_Short task_
Everything from the line containing "Write the Apache ECharts code for this chart." through the line containing "1.32, 1.42, 1.51];" should be repeated exactly, and nothing else from the data.

_Recorded information_
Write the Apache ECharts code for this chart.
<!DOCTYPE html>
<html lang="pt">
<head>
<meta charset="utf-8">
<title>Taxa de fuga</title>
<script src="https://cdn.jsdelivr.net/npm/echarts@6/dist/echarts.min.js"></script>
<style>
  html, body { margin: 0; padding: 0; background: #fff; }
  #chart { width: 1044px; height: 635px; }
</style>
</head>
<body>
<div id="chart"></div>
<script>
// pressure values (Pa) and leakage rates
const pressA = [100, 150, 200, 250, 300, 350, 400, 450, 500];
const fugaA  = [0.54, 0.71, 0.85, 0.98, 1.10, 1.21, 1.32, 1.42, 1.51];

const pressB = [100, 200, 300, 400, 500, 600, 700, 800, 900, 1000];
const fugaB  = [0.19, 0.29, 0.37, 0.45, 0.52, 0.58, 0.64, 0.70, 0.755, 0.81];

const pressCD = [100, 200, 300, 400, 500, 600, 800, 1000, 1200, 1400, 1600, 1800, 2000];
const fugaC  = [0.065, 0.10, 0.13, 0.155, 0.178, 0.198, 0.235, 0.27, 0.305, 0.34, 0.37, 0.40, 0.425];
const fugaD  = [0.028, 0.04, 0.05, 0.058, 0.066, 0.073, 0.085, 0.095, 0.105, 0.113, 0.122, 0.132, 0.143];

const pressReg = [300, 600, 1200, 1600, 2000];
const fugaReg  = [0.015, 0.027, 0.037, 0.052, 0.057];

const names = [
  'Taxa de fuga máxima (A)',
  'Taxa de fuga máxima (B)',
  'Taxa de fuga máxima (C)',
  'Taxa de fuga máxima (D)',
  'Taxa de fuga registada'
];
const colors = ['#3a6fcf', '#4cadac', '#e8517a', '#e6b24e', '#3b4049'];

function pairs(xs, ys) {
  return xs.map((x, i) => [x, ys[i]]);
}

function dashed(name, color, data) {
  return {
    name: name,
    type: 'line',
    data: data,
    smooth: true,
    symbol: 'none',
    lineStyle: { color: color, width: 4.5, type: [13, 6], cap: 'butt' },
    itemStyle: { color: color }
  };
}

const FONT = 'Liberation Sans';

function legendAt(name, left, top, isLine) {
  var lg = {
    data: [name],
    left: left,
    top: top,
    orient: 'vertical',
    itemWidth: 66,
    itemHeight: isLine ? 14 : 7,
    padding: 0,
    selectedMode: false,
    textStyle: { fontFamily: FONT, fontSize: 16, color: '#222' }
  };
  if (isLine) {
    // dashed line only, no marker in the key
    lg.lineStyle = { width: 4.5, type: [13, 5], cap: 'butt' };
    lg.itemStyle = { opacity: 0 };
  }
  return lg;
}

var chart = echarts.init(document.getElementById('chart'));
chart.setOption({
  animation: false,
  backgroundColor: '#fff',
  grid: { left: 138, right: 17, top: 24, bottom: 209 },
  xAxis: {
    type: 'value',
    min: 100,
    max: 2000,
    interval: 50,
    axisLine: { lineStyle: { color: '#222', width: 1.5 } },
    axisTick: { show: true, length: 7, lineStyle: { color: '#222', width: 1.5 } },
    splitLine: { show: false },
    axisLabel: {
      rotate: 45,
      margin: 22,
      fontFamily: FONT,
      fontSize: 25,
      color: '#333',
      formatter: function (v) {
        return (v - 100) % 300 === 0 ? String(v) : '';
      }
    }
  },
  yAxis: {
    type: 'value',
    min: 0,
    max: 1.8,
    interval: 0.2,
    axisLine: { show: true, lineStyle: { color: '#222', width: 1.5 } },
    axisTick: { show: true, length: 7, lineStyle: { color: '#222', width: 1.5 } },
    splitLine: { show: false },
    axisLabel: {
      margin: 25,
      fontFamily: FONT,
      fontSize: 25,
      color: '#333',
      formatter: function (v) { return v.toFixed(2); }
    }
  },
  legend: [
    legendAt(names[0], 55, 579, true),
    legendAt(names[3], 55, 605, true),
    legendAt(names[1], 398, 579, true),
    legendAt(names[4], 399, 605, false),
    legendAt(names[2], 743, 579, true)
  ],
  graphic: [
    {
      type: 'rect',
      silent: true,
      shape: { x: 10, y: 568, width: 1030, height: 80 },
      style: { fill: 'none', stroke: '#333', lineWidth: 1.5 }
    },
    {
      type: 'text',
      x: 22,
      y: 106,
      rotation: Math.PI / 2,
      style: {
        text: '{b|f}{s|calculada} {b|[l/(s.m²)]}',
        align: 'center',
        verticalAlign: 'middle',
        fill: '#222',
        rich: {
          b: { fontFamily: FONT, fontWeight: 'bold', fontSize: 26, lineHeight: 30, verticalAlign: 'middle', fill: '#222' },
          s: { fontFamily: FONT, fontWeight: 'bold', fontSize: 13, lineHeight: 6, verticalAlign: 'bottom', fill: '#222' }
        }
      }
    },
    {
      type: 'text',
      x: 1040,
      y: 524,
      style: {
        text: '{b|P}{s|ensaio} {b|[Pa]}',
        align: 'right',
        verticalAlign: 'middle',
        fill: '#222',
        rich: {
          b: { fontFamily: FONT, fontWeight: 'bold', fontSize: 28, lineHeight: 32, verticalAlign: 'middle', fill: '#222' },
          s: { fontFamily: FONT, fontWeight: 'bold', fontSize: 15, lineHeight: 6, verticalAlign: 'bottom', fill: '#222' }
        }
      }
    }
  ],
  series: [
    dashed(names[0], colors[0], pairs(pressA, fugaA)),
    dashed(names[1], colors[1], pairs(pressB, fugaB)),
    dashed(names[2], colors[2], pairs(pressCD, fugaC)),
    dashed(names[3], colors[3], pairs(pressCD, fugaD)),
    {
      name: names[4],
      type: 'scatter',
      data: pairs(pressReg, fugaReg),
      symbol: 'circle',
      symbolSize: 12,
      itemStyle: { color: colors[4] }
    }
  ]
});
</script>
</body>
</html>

--

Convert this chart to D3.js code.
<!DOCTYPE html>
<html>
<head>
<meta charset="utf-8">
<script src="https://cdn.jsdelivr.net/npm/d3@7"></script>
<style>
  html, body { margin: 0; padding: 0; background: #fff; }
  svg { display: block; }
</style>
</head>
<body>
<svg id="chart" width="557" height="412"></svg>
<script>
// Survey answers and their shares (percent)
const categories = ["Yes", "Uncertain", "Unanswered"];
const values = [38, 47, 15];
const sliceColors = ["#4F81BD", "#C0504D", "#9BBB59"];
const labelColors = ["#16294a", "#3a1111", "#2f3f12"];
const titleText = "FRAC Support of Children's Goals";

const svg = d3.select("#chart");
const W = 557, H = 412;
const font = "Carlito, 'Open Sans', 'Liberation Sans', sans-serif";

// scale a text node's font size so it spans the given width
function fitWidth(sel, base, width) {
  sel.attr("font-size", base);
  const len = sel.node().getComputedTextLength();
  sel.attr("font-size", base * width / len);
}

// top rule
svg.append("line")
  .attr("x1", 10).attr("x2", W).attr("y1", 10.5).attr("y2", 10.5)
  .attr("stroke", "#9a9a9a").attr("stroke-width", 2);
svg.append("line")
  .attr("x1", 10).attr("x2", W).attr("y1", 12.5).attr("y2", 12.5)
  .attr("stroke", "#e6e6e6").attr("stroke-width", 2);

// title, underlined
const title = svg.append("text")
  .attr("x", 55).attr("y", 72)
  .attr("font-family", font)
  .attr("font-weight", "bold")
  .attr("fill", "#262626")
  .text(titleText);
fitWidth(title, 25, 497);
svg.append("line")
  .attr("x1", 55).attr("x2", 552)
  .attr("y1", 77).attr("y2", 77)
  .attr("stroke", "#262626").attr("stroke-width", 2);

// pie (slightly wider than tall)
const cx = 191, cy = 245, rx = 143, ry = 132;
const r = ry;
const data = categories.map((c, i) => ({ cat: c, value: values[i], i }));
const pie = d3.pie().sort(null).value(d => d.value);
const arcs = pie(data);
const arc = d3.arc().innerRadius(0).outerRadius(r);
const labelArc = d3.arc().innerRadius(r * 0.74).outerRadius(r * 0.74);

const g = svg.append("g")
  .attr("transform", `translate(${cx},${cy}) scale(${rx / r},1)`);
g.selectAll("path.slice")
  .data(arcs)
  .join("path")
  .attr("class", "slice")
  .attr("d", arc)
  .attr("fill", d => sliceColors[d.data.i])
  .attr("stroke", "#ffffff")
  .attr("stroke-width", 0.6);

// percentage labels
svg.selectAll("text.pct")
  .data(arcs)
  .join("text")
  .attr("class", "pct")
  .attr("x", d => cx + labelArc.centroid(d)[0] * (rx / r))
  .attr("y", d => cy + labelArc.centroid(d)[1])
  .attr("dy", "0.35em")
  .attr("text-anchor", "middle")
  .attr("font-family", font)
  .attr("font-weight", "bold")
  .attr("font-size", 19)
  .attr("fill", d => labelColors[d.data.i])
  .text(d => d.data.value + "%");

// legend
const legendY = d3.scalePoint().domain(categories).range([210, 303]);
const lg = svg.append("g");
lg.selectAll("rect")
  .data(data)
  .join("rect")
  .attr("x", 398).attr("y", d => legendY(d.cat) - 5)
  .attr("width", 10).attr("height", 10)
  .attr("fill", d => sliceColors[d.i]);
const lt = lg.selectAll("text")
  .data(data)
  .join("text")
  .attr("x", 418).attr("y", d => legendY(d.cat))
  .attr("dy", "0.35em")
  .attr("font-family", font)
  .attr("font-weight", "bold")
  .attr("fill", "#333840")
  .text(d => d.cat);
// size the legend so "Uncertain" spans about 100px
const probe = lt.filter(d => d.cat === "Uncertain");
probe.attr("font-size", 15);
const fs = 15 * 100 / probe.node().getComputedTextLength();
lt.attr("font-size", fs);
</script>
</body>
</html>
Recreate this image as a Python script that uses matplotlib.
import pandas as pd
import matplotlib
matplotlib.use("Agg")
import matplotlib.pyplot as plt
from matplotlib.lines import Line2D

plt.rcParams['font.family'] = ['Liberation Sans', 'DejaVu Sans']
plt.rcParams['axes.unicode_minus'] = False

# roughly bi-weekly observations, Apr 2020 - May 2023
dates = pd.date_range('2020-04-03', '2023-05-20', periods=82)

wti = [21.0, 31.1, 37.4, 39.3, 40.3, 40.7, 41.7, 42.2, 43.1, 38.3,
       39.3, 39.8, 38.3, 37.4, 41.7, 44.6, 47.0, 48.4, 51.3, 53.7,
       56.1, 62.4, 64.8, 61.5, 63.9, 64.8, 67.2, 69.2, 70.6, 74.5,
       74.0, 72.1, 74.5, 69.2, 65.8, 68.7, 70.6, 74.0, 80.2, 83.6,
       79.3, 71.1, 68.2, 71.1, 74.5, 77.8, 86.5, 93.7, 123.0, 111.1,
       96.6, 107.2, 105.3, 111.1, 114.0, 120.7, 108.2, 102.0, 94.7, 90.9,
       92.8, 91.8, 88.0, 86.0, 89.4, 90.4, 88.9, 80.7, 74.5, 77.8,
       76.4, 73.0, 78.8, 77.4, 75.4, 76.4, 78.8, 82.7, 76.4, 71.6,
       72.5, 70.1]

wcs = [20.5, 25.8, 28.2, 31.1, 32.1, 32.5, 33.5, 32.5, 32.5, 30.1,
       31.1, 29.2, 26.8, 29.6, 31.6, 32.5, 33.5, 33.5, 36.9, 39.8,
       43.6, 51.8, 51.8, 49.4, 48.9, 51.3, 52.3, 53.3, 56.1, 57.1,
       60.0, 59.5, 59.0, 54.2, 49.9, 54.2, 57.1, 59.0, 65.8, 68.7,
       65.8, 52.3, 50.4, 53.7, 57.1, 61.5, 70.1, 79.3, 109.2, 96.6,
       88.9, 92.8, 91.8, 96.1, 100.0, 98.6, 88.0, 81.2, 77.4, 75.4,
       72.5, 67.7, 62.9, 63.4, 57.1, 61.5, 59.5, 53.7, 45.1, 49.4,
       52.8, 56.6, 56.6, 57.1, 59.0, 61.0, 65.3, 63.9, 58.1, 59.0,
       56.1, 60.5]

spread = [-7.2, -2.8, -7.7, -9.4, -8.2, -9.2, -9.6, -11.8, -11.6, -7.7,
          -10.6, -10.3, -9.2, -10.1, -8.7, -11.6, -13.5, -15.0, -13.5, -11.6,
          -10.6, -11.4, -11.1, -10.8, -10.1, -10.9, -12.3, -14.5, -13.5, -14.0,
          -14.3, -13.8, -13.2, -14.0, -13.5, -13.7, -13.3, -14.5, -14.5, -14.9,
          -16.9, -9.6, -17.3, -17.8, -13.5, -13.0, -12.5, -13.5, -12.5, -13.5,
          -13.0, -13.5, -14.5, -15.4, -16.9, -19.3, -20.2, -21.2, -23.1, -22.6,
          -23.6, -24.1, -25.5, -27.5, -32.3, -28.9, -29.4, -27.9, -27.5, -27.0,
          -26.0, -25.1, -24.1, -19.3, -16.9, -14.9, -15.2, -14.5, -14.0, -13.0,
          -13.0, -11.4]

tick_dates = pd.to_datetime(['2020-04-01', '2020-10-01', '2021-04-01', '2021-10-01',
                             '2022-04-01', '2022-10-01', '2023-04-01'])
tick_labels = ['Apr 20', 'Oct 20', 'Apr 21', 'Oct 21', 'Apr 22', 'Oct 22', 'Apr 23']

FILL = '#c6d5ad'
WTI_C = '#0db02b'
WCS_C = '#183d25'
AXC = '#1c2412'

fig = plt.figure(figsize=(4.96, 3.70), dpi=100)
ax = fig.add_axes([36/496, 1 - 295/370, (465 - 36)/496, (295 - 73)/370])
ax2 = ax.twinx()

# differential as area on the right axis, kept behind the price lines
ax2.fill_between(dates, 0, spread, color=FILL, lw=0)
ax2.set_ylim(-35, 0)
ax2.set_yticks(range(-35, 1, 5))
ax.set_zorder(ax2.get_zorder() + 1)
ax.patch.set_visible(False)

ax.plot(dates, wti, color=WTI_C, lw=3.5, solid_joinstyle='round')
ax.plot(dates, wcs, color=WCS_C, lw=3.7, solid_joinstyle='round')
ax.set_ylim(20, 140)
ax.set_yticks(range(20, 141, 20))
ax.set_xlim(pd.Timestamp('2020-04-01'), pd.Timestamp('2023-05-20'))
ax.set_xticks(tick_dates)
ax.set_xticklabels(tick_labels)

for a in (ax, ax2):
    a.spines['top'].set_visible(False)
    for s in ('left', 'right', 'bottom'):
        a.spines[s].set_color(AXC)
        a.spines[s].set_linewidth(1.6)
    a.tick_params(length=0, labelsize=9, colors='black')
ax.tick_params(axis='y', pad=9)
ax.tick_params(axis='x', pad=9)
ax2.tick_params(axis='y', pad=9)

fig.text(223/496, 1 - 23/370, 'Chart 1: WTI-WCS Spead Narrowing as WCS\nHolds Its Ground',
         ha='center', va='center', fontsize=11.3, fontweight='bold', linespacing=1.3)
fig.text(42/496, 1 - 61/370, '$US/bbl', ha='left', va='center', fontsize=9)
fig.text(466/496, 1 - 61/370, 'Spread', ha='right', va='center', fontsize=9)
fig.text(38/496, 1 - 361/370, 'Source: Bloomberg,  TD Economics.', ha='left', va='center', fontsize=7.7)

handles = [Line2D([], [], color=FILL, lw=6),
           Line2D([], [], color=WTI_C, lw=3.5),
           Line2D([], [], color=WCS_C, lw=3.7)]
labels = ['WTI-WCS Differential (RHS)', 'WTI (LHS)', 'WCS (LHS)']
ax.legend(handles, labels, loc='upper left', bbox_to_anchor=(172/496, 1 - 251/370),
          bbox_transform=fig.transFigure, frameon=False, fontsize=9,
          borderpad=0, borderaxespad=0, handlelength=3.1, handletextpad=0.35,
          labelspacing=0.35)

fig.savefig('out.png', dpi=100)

==

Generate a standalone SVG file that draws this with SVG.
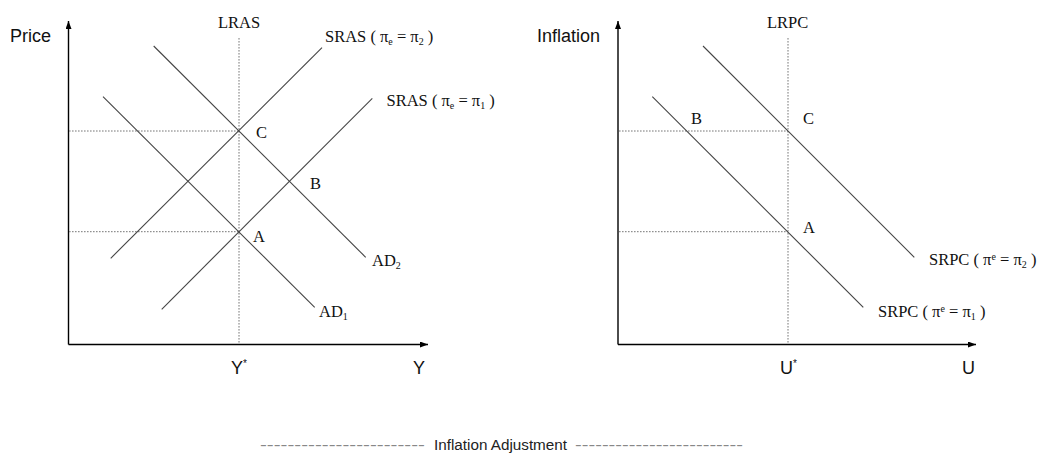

_Output for this exercise_
Write the Apache ECharts code for this chart.
<!DOCTYPE html>
<html lang="pt">
<head>
<meta charset="utf-8">
<title>Taxa de fuga</title>
<script src="https://cdn.jsdelivr.net/npm/echarts@6/dist/echarts.min.js"></script>
<style>
  html, body { margin: 0; padding: 0; background: #fff; }
  #chart { width: 1044px; height: 635px; }
</style>
</head>
<body>
<div id="chart"></div>
<script>
// pressure values (Pa) and leakage rates
const pressA = [100, 150, 200, 250, 300, 350, 400, 450, 500];
const fugaA  = [0.54, 0.71, 0.85, 0.98, 1.10, 1.21, 1.32, 1.42, 1.51];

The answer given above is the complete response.